» GOAL
Will you output all of the data below exactly, omitting the images?

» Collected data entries
((
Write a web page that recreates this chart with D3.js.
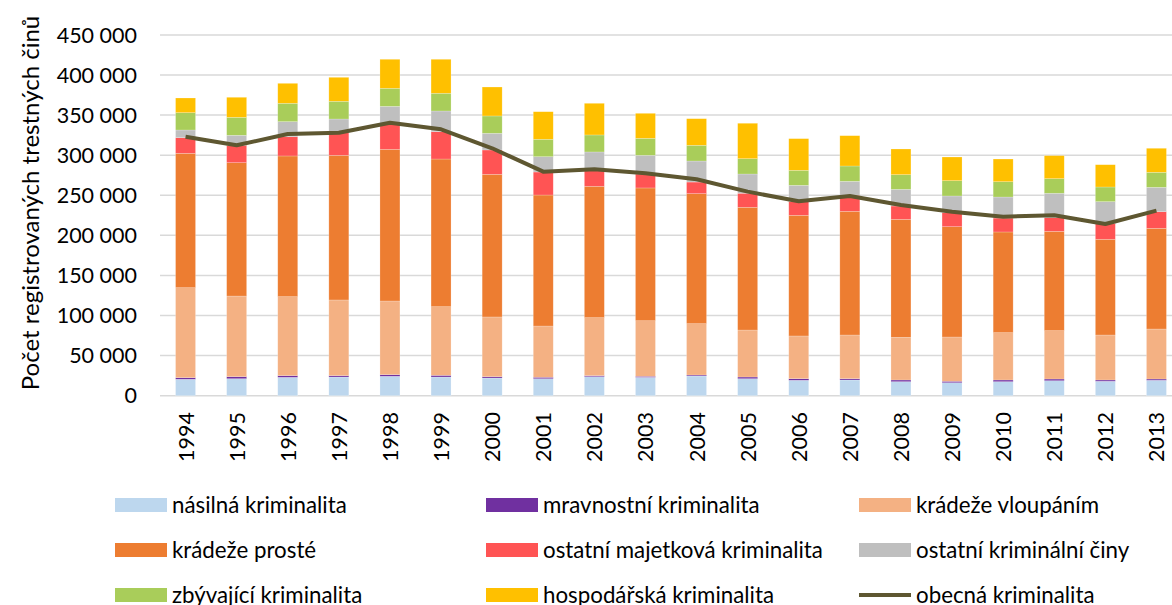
<!DOCTYPE html>
<html>
<head>
<meta charset="utf-8">
<script src="https://cdn.jsdelivr.net/npm/d3@7"></script>
<style>
  body { margin: 0; background: #fff; }
  text { font-family: Lato, "Open Sans", sans-serif; fill: #000; }
</style>
</head>
<body>
<div id="chart"></div>
<script>
const years = ["1994","1995","1996","1997","1998","1999","2000","2001","2002","2003",
               "2004","2005","2006","2007","2008","2009","2010","2011","2012","2013"]

// values (counts of registered offences)
const nasilna     = [20500,21200,22900,23300,24200,23300,22100,21200,23700,22900,24600,21200,19200,19600,17500,16200,17500,18700,18000,19200]
const mravnostni  = [1950,2500,2100,1700,2000,2100,1600,1800,1300,1300,1200,2100,2000,1600,2100,1800,2100,2100,1600,1600]
const vloupanim   = [112250,100600,98500,94400,91900,85600,74500,63900,72300,69300,64000,58600,53300,54500,53200,55200,59000,60300,56100,62400]
const proste      = [167600,166300,175500,180400,189200,184200,177900,163400,163900,165600,162200,153100,150500,154300,147200,137600,125600,123900,119400,125600]
const majetkova   = [19500,21700,24000,28200,32400,34100,30400,28700,21600,17400,14500,17500,17000,20000,16600,17500,17400,17000,19900,20700]
const ostatniCiny = [9600,12500,18800,17100,21200,25800,20800,19100,21200,23300,26200,24000,20400,17400,20800,20800,26200,30500,27000,30400]
const zbyvajici   = [21600,22400,22900,22100,22500,22100,21600,21700,21200,21200,19600,19100,18700,19100,18300,19100,19100,18200,18300,18700]
const hospodarska = [18300,25000,24900,29900,36200,42400,36100,34400,39500,31200,33200,44200,39500,37800,32000,29500,28300,28700,27800,30000]
const obecna      = [323000,312300,326400,328000,340500,332200,308600,279400,282400,277400,269900,254500,242500,249100,237900,229500,223300,225000,214200,230800]

const yTicks = [0,50000,100000,150000,200000,250000,300000,350000,400000,450000]

const seriesNames = ["násilná kriminalita","mravnostní kriminalita","krádeže vloupáním",
  "krádeže prosté","ostatní majetková kriminalita","ostatní kriminální činy",
  "zbývající kriminalita","hospodářská kriminalita"]
const seriesValues = [nasilna, mravnostni, vloupanim, proste, majetkova, ostatniCiny, zbyvajici, hospodarska]
const colors = ["#bdd7ee","#7030a0","#f4b183","#ed7d31","#ff5454","#bfbfbf","#a9cd5a","#ffc000"]
const lineName = "obecná kriminalita"
const lineColor = "#5e5731"

const W = 1172, H = 605

const svg = d3.select("#chart").append("svg")
  .attr("width", W).attr("height", H)

const table = years.map((yr, i) => {
  const row = { year: yr }
  seriesNames.forEach((n, k) => { row[n] = seriesValues[k][i] })
  return row
})

const x = d3.scaleBand()
  .domain(years)
  .range([160, 1182])
  .paddingInner(0.609)
  .paddingOuter(0.3045)

const y = d3.scaleLinear()
  .domain([0, 450000])
  .range([395.7, 34.9])

const fmt = d3.formatLocale({ decimal: ",", thousands: " ", grouping: [3], currency: ["", ""] }).format(",")

// gridlines
svg.append("g")
  .selectAll("line")
  .data(yTicks)
  .join("line")
  .attr("x1", 160).attr("x2", W)
  .attr("y1", d => y(d)).attr("y2", d => y(d))
  .attr("stroke", "#d9d9d9")
  .attr("stroke-width", 1.5)

// y tick labels
svg.append("g")
  .selectAll("text")
  .data(yTicks)
  .join("text")
  .attr("x", 137)
  .attr("y", d => y(d))
  .attr("dy", "0.36em")
  .attr("text-anchor", "end")
  .style("font-size", "21.5px")
  .text(d => fmt(d))

// y axis title
svg.append("text")
  .attr("transform", "translate(39,203) rotate(-90)")
  .attr("text-anchor", "middle")
  .style("font-size", "24px")
  .text("Počet registrovaných trestných činů")

// stacked bars
const stacked = d3.stack().keys(seriesNames)(table)
svg.append("g")
  .selectAll("g")
  .data(stacked)
  .join("g")
  .attr("fill", (d, i) => colors[i])
  .selectAll("rect")
  .data(d => d)
  .join("rect")
  .attr("x", d => x(d.data.year))
  .attr("width", x.bandwidth())
  .attr("y", d => y(d[1]))
  .attr("height", d => y(d[0]) - y(d[1]))
  .attr("stroke", "#ffffff")
  .attr("stroke-opacity", 0.35)
  .attr("stroke-width", 0.6)

// line
svg.append("path")
  .datum(obecna)
  .attr("fill", "none")
  .attr("stroke", lineColor)
  .attr("stroke-width", 4)
  .attr("stroke-linejoin", "round")
  .attr("d", d3.line()
    .x((d, i) => x(years[i]) + x.bandwidth() / 2)
    .y(d => y(d))
  )

// x tick labels
svg.append("g")
  .selectAll("text")
  .data(years)
  .join("text")
  .attr("transform", d => `translate(${x(d) + x.bandwidth() / 2 + 8},412) rotate(-90)`)
  .attr("text-anchor", "end")
  .style("font-size", "21.5px")
  .text(d => d)

// legend
const legendItems = seriesNames.map((n, i) => ({ name: n, color: colors[i], type: "rect" }))
legendItems.push({ name: lineName, color: lineColor, type: "line" })
const colX = [115, 486, 859]
const rowY = [505, 550, 595]

const leg = svg.append("g")
  .selectAll("g")
  .data(legendItems)
  .join("g")
  .attr("transform", (d, i) => `translate(${colX[i % 3]},${rowY[Math.floor(i / 3)]})`)

leg.filter(d => d.type === "rect").append("rect")
  .attr("x", 0).attr("y", -7)
  .attr("width", 52).attr("height", 14)
  .attr("fill", d => d.color)

leg.filter(d => d.type === "line").append("line")
  .attr("x1", 0).attr("x2", 52)
  .attr("y1", 0).attr("y2", 0)
  .attr("stroke", d => d.color)
  .attr("stroke-width", 4)

leg.append("text")
  .attr("x", 57)
  .attr("dy", "0.36em")
  .style("font-size", "22.3px")
  .text(d => d.name)
</script>
</body>
</html>
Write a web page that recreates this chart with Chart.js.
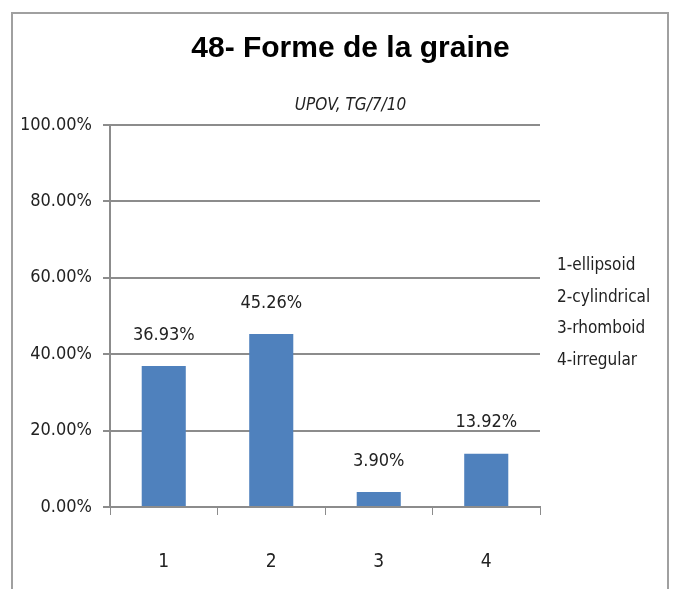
))
» SOLUTION
Write a web page that recreates this chart with D3.js.
<!DOCTYPE html>
<html>
<head>
<meta charset="utf-8">
<script src="https://cdn.jsdelivr.net/npm/d3@7"></script>
<style>
  body { margin: 0; background: #fff; }
  text { font-family: Lato, "Open Sans", sans-serif; fill: #000; }
</style>
</head>
<body>
<div id="chart"></div>
<script>
const years = ["1994","1995","1996","1997","1998","1999","2000","2001","2002","2003",
               "2004","2005","2006","2007","2008","2009","2010","2011","2012","2013"]

// values (counts of registered offences)
const nasilna     = [20500,21200,22900,23300,24200,23300,22100,21200,23700,22900,24600,21200,19200,19600,17500,16200,17500,18700,18000,19200]
const mravnostni  = [1950,2500,2100,1700,2000,2100,1600,1800,1300,1300,1200,2100,2000,1600,2100,1800,2100,2100,1600,1600]
const vloupanim   = [112250,100600,98500,94400,91900,85600,74500,63900,72300,69300,64000,58600,53300,54500,53200,55200,59000,60300,56100,62400]
const proste      = [167600,166300,175500,180400,189200,184200,177900,163400,163900,165600,162200,153100,150500,154300,147200,137600,125600,123900,119400,125600]
const majetkova   = [19500,21700,24000,28200,32400,34100,30400,28700,21600,17400,14500,17500,17000,20000,16600,17500,17400,17000,19900,20700]
const ostatniCiny = [9600,12500,18800,17100,21200,25800,20800,19100,21200,23300,26200,24000,20400,17400,20800,20800,26200,30500,27000,30400]
const zbyvajici   = [21600,22400,22900,22100,22500,22100,21600,21700,21200,21200,19600,19100,18700,19100,18300,19100,19100,18200,18300,18700]
const hospodarska = [18300,25000,24900,29900,36200,42400,36100,34400,39500,31200,33200,44200,39500,37800,32000,29500,28300,28700,27800,30000]
const obecna      = [323000,312300,326400,328000,340500,332200,308600,279400,282400,277400,269900,254500,242500,249100,237900,229500,223300,225000,214200,230800]

const yTicks = [0,50000,100000,150000,200000,250000,300000,350000,400000,450000]

const seriesNames = ["násilná kriminalita","mravnostní kriminalita","krádeže vloupáním",
  "krádeže prosté","ostatní majetková kriminalita","ostatní kriminální činy",
  "zbývající kriminalita","hospodářská kriminalita"]
const seriesValues = [nasilna, mravnostni, vloupanim, proste, majetkova, ostatniCiny, zbyvajici, hospodarska]
const colors = ["#bdd7ee","#7030a0","#f4b183","#ed7d31","#ff5454","#bfbfbf","#a9cd5a","#ffc000"]
const lineName = "obecná kriminalita"
const lineColor = "#5e5731"

const W = 1172, H = 605

const svg = d3.select("#chart").append("svg")
  .attr("width", W).attr("height", H)

const table = years.map((yr, i) => {
  const row = { year: yr }
  seriesNames.forEach((n, k) => { row[n] = seriesValues[k][i] })
  return row
})

const x = d3.scaleBand()
  .domain(years)
  .range([160, 1182])
  .paddingInner(0.609)
  .paddingOuter(0.3045)

const y = d3.scaleLinear()
  .domain([0, 450000])
  .range([395.7, 34.9])

const fmt = d3.formatLocale({ decimal: ",", thousands: " ", grouping: [3], currency: ["", ""] }).format(",")

// gridlines
svg.append("g")
  .selectAll("line")
  .data(yTicks)
  .join("line")
  .attr("x1", 160).attr("x2", W)
  .attr("y1", d => y(d)).attr("y2", d => y(d))
  .attr("stroke", "#d9d9d9")
  .attr("stroke-width", 1.5)

// y tick labels
svg.append("g")
  .selectAll("text")
  .data(yTicks)
  .join("text")
  .attr("x", 137)
  .attr("y", d => y(d))
  .attr("dy", "0.36em")
  .attr("text-anchor", "end")
  .style("font-size", "21.5px")
  .text(d => fmt(d))

// y axis title
svg.append("text")
  .attr("transform", "translate(39,203) rotate(-90)")
  .attr("text-anchor", "middle")
  .style("font-size", "24px")
  .text("Počet registrovaných trestných činů")

// stacked bars
const stacked = d3.stack().keys(seriesNames)(table)
svg.append("g")
  .selectAll("g")
  .data(stacked)
  .join("g")
  .attr("fill", (d, i) => colors[i])
  .selectAll("rect")
  .data(d => d)
  .join("rect")
  .attr("x", d => x(d.data.year))
  .attr("width", x.bandwidth())
  .attr("y", d => y(d[1]))
  .attr("height", d => y(d[0]) - y(d[1]))
  .attr("stroke", "#ffffff")
  .attr("stroke-opacity", 0.35)
  .attr("stroke-width", 0.6)

// line
svg.append("path")
  .datum(obecna)
  .attr("fill", "none")
  .attr("stroke", lineColor)
  .attr("stroke-width", 4)
  .attr("stroke-linejoin", "round")
  .attr("d", d3.line()
    .x((d, i) => x(years[i]) + x.bandwidth() / 2)
    .y(d => y(d))
  )

// x tick labels
svg.append("g")
  .selectAll("text")
  .data(years)
  .join("text")
  .attr("transform", d => `translate(${x(d) + x.bandwidth() / 2 + 8},412) rotate(-90)`)
  .attr("text-anchor", "end")
  .style("font-size", "21.5px")
  .text(d => d)

// legend
const legendItems = seriesNames.map((n, i) => ({ name: n, color: colors[i], type: "rect" }))
legendItems.push({ name: lineName, color: lineColor, type: "line" })
const colX = [115, 486, 859]
const rowY = [505, 550, 595]

const leg = svg.append("g")
  .selectAll("g")
  .data(legendItems)
  .join("g")
  .attr("transform", (d, i) => `translate(${colX[i % 3]},${rowY[Math.floor(i / 3)]})`)

leg.filter(d => d.type === "rect").append("rect")
  .attr("x", 0).attr("y", -7)
  .attr("width", 52).attr("height", 14)
  .attr("fill", d => d.color)

leg.filter(d => d.type === "line").append("line")
  .attr("x1", 0).attr("x2", 52)
  .attr("y1", 0).attr("y2", 0)
  .attr("stroke", d => d.color)
  .attr("stroke-width", 4)

leg.append("text")
  .attr("x", 57)
  .attr("dy", "0.36em")
  .style("font-size", "22.3px")
  .text(d => d.name)
</script>
</body>
</html>
Write a web page that recreates this chart with Chart.js.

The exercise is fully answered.